Friday, July 11, 2014

African Orisha: Shango

In the Yorùbá religion, (also spelled, Sango, Shango, often known as Xangô or Changó in Latin America and the Caribbean, and also known as Jakuta) (from '=shan, 'to strike') is perhaps one of the most popular Orisha; also known as the god of fire, lightning and thunder. Shango is historically a royal ancestor of the Yoruba as he was the third king of the Oyo Kingdom prior to his posthumous deification. In the Lukumí (Olokun mi = "my dear one") religion of the Caribbean, Shango is considered the center point of the religion as he represents the Oyo people of West Africa, the symbolic ancestors of the adherents of the faith. All the major initiation ceremonies (as performed in Cuba, Trinidad, Puerto Rico and Venezuela for the last few hundred years) are based on the traditional Shango ceremony of Ancient Oyo. This ceremony survived the Middle Passage and is considered to be the most complete to have arrived on Western shores. This variation of the Yoruba initiation ceremony became the basis of all Orisha initiations in the West.

Following Oduduwa, Oranyan and Ajaka, Sango (or Jakuta) was the third Alafin (king) of Oyo. In Professor Mason's mythological account of heroes and kings, contrary to his peaceful brother Ajaka, he was a powerful and even violent ruler. Moreover, he is said to have had supernatural forces because he could produce thunder and lightning.

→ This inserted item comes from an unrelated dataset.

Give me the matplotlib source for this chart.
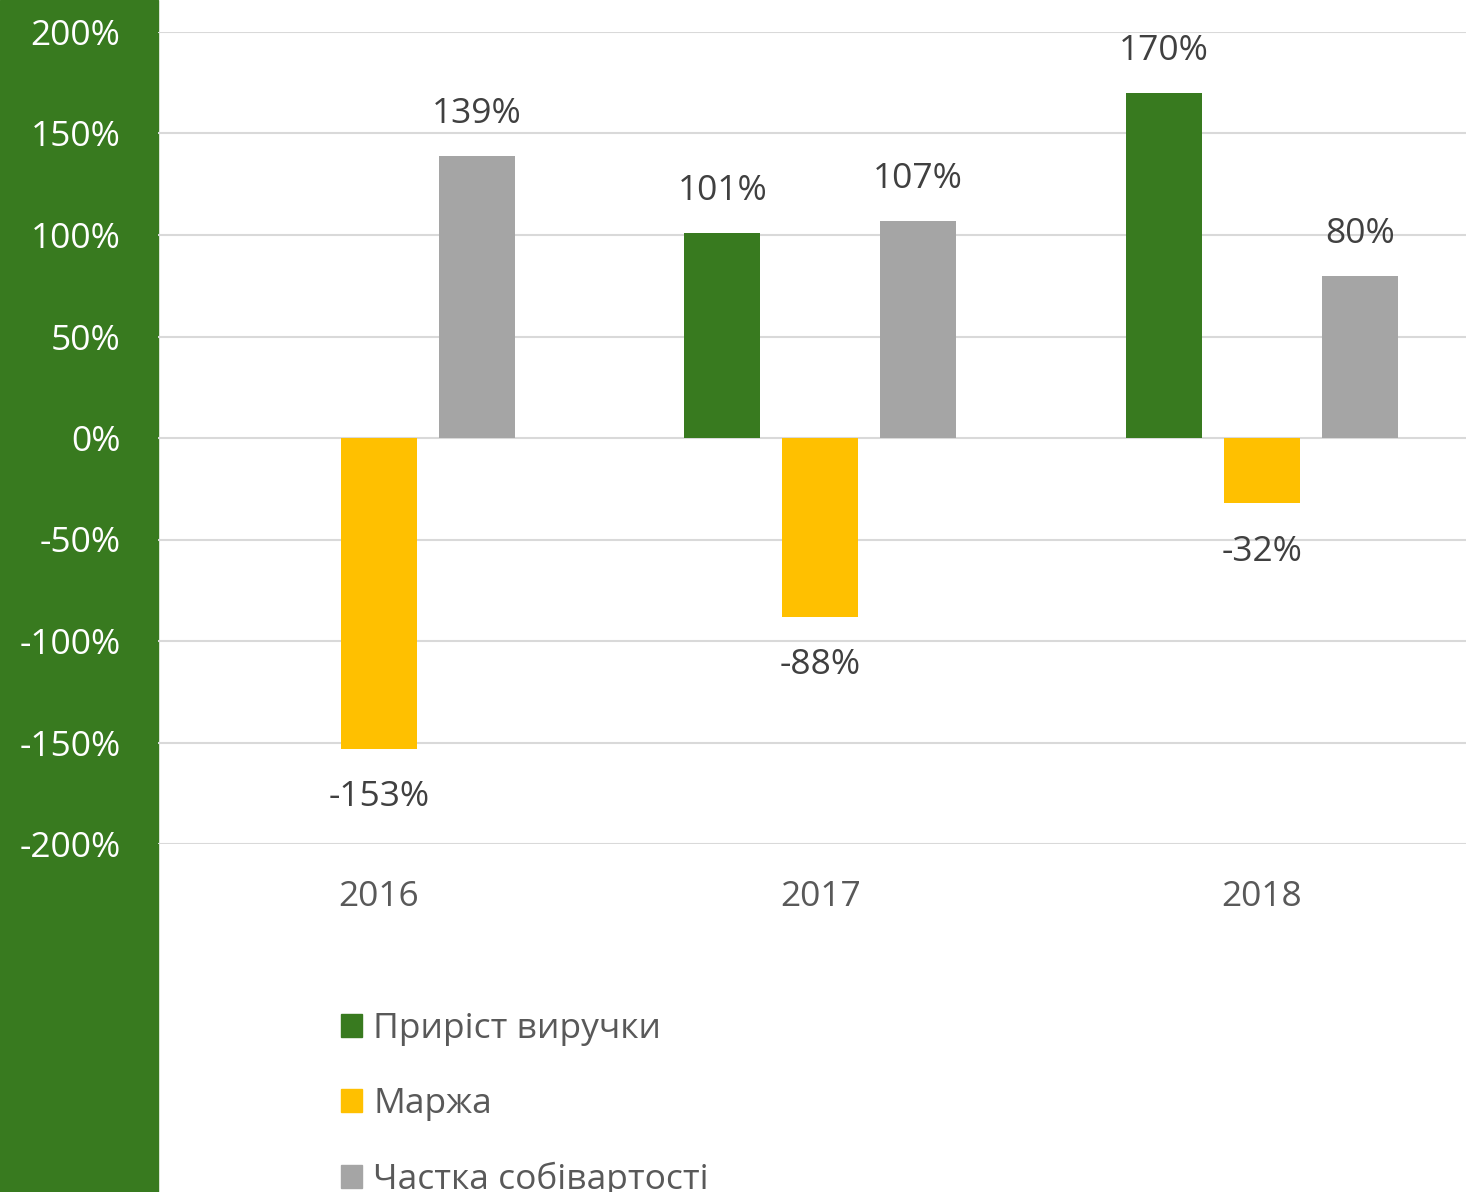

He reigned for seven years, the whole of which period was marked by his continuous campaigns and his many battles. The end of his reign resulted from his own inadvertent destruction of his palace by lightning. During his lifetime, He was married to three wives namely Osun, Oba and Oya. Oya (who is his favorite) was a mystical creature who can transform into human form although is basically an animal.

The religious ritual of Shango was possibly designed in order to help the devotees of Shango gain self-control. Shango's beads tell the story of "his" essence, the logic of Obatala (white) alternating in balance with the fire of Aganju (red) in passion towards some goal. Historically, Shango brought prosperity to the Oyo Empire during his reign. After his deification, the initiation ceremony of the cult of his memory dictates that this same prosperity be bestowed upon followers, on a personal level. According to Yoruba and Vodou belief systems, Shango hurls bolts of lightning at the people chosen to be his followers, leaving behind imprints of stone axe blades on the Earth's crust. These blades can be seen easily after heavy rains. Veneration of Shango enables—according to Yoruba belief—a great deal of power and self-control.

Shango altars often contain an often-seen carved figure of a woman holding her bosom as a gift to the god with a single double-blade axe sticking up from her head. The axe symbolizes that this devotee is possessed by Shango. The woman's expression is calm and cool, expressing the qualities she has gained through her faith.

An oshe shango, or dance wand, is carried by devotees at the annual festival for Shango.